You tell me, who knows more about public education? Someone who is a public school teacher or someone who hates public schools.
Also, what’s kind of great about the DeVos Approach™ (an official pedagogical approach, meaning: “Teachers: Who needs ‘em?”) is that with this many students per class, many of them will fall through the cracks. Sometimes because the school system is underfunded and overcrowded, sometimes because there are actual cracks in the floor that haven’t been fixed because there is no money for infrastructure.
Here’s the other amazing thing about having larger class sizes: We will need fewer teachers. Fewer! At first, I was like, Whoa! You are crazy, girl! Fewer teachers? That seems counterintuitive. And, according to all educational research, it is.
BUT have those “researchers” considered how needing fewer teachers would benefit educators? For example, I wouldn’t have to teach all five days; I would work three days at my school and two at my second job at Chili’s! I’m looking forward to sharing a Skillet Queso with Mr. Carpenter, who has reminded me that we will save 10% with our employee discount. Plus, I’ll still be using my English degree by reading the menu’s specials, while Mr. Carpenter will use his math degree when realizing no one tips 20%, and Ms. Keating will use her science degree by seeing if tears collected in whiskey shots change their chemistry.

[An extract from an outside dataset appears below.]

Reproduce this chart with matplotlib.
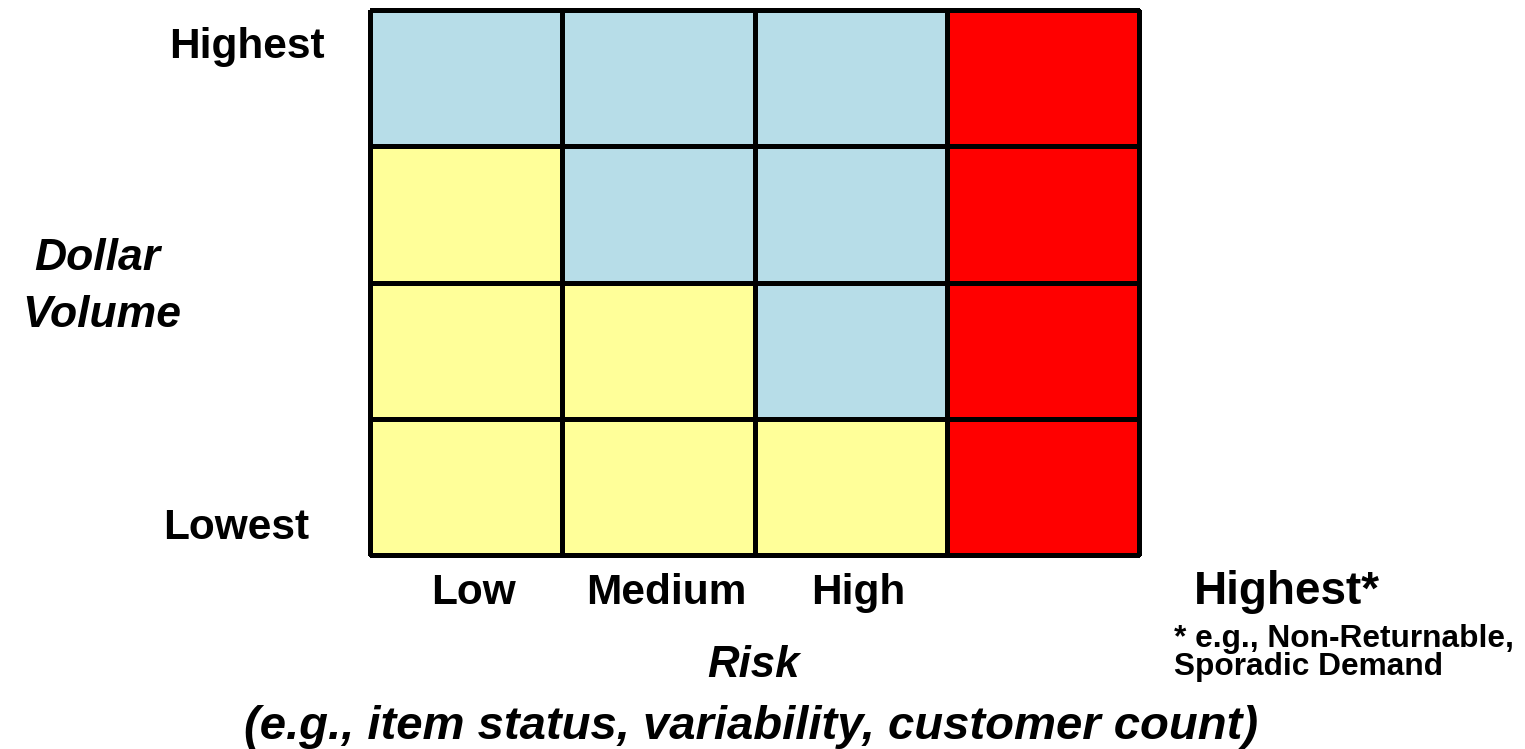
import matplotlib
matplotlib.use("Agg")
import matplotlib.pyplot as plt
from matplotlib.colors import ListedColormap
import numpy as np

plt.rcParams['font.family'] = ['Liberation Sans', 'DejaVu Sans']

# Segment class of each cell, rows listed from highest to lowest dollar volume,
# columns from low to highest risk: 0 = yellow, 1 = blue, 2 = red
segment_grid = [
    [1, 1, 1, 2],
    [0, 1, 1, 2],
    [0, 0, 1, 2],
    [0, 0, 0, 2],
]
segment_colors = ['#FFFF99', '#B7DDE8', '#FF0000']

risk_labels = ['Low', 'Medium', 'High', 'Highest*']
volume_labels = ['Highest', 'Lowest']
y_title = ['Dollar', 'Volume']
x_title = 'Risk'
x_subtitle = '(e.g., item status, variability, customer count)'
footnote = ['* e.g., Non-Returnable,', 'Sporadic Demand']

W, H = 1525, 749
fig = plt.figure(figsize=(W / 100, H / 100), dpi=100)

def fx(px):
    return px / W

def fy(py):
    return 1 - py / H

ax = fig.add_axes([fx(370), fy(555), (1139 - 370) / W, (555 - 10) / H])
grid = np.array(segment_grid)
mesh = ax.pcolormesh(grid, cmap=ListedColormap(segment_colors), vmin=-0.5, vmax=2.5,
                     edgecolors='black', linewidth=2.2)
mesh.set_clip_on(False)
ax.set_xlim(0, grid.shape[1])
ax.set_ylim(grid.shape[0], 0)
ax.axis('off')

big = 30.5
# Vertical-axis end labels
fig.text(fx(247), fy(58), volume_labels[0], ha='center', va='baseline',
         fontsize=big, fontweight='bold')
fig.text(fx(236), fy(539), volume_labels[1], ha='center', va='baseline',
         fontsize=big, fontweight='bold')

# Vertical-axis title
fig.text(fx(97), fy(270), y_title[0], ha='center', va='baseline', fontsize=32,
         fontweight='bold', fontstyle='italic')
fig.text(fx(102), fy(327), y_title[1], ha='center', va='baseline', fontsize=32,
         fontweight='bold', fontstyle='italic')

# Risk category labels
for label, cx, fs in zip(risk_labels, [474, 666, 858, 1287], [big, big, big, 33]):
    fig.text(fx(cx), fy(604), label, ha='center', va='baseline',
             fontsize=fs, fontweight='bold')

# Footnote for the highest-risk column
fig.text(fx(1174), fy(647), footnote[0], ha='left', va='baseline',
         fontsize=22.8, fontweight='bold')
fig.text(fx(1174), fy(675), footnote[1], ha='left', va='baseline',
         fontsize=22.8, fontweight='bold')

# Horizontal-axis title and subtitle
fig.text(fx(753), fy(677), x_title, ha='center', va='baseline', fontsize=31.5,
         fontweight='bold', fontstyle='italic')
fig.text(fx(751), fy(739), x_subtitle, ha='center', va='baseline', fontsize=34,
         fontweight='bold', fontstyle='italic')

fig.savefig('out.png', dpi=100, facecolor='white')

But shouldn’t we be concerned about who will be teaching our country’s children on those other two days? Yes, we should, actually. That’s why we have technology. Anything a teacher can do, a PC with Windows 95 can do better! Who says a PowerPoint shown on loop can’t inspire the next generation!?
I mean, sure, a computer doesn’t know how to encourage curiosity, point out imagery in a poem, discuss civil rights, notice the kid in the back is being bullied, stay after school to tutor, make sure students are getting enough meals, differentiate the curriculum, go on a field trip, or choose a novel that hooks a reluctant reader. BUT a computer doesn’t need a salary or care how many students are in the room. Seems like a no brainer to me. A computer also isn’t going “boo hoo hoo” when it has to grade 150 essays. You know why!? Because it’s a computer. And also because it will be using Scantrons.
In the end, most of these students will be offered vouchers or transfer to charter schools anyway. Then those who are left will be proud to follow in the footsteps of the noble profession of out of work school teacher/potential — fingers crossed — shift manager at a Chili’s. Discount Skillet Queso, here I come!